Ночь прошла в лихорадке и спазмах, а наутро Чарли, едва взглянув мне в лицо и успев еще пожелать доброго дня, завопил благим матом. Я спросил, в чем дело, и он вместо ответа поднес оловянное блюдце на манер зеркала.
– Что не так? – спросил я.
– Ты на голову свою посмотри, дружище.
Привстав на каблуках, Чарли присвистнул.
Левая половина моего лица – от темечка до шеи – чудовищно разбухла. Ближе к плечу опухоль сужалась, левый глаз напоминал слегка приоткрытую щелку. Чарли же, успокоившись, принялся, по обыкновению, шутить: сказал, что я похож на помесь человека с собакой, и бросил мне палку. Беги, мол, за ней.
Ощупав изнутри рот языком, я понял, что источник опухоли – зубы и десны. Потрогав пальцем нижнюю челюсть, я взвыл от боли – та пронзила меня от макушки до пят и волной прокатилась обратно.
– У тебя в щеке, поди, галлон крови плещется, – предположил Чарли.
– Ты откуда врача привозил? Айда к нему, пусть режет.
Чарли покачал головой.
– Лучше к нему на прием не ходить. В прошлый раз мы не сошлись в цене. Моему визиту доктор обрадуется, спору нет, а вот лечить тебя снова не станет. Напоследок он сказал, что в нескольких милях к югу есть другое поселение. Туда нам и дорога. Если ты, конечно, осилишь.
– Выбирать не приходится.
– Как всегда в жизни, братец.
Даже по ровному, плотному склону поросшего деревьями холма мы спускались медленно.
Я ощущал непонятную радость, словно участвовал в каком-то аттракционе, ровно до тех пор, пока Жбан не оступился. Лязгнув челюстью, я взвизгнул от боли и тут же рассмеялся над самим собой. Чтобы зубы не так больно щелкали друг о друга, я подложил прослойку из табака. Рот сей же миг наполнился густой коричневой слюной, сплюнуть которую не было сил. Поэтому я просто подался вперед, сливая через неплотно сжатые губы бурую жидкость прямо на шею Жбану.

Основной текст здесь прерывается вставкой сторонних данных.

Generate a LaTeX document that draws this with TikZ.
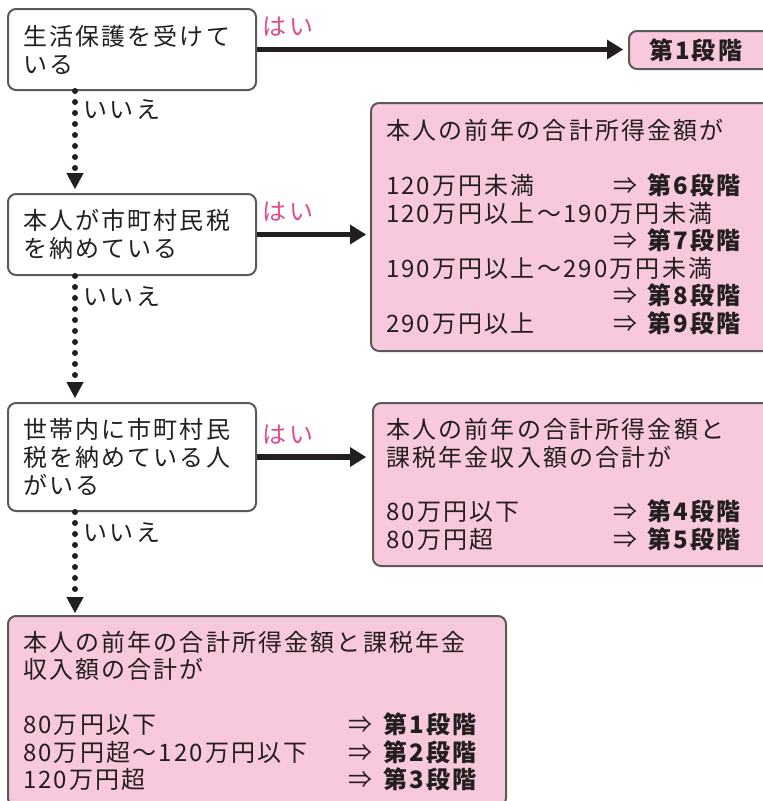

Зарядил небольшой снегопад; хлопья приятно холодили лицо.
Чарли объехал меня кругом, жадно пялясь на опухоль.
– Даже из-за спины видать, – заметил он. – Скальп и тот вздулся, похож на волосатый шар.
Объехав стороной город, в котором Чарли нашел злополучного доктора, мы через несколько миль увидели следующий – безымянную дыру протяженностью в четверть мили, где жила едва ли сотня человек. Однако с дантистом повезло: мы нашли его почти сразу. Сидя на крылечке своей лавки, доктор по фамилии Уоттс мирно попыхивал трубкой.
Завидев нас, он улыбнулся.
– Ну и работенка у меня! Радуюсь, когда болезнь вот так вот уродует человека.
Он пригласил меня в небольшую и обставленную со знанием дела комнатку. Усадил в мягкое кожаное кресло, до того новое, что под моим весом оно заскрипело и ахнуло, выпуская воздух. Достав поднос, полный сверкающих инструментов, доктор принялся спрашивать, как я забочусь о зубах. Ни на один вопрос я не дал удовлетворительного ответа, хотя дантист не особенно этим опечалился. Казалось, ему просто за счастье спрашивать.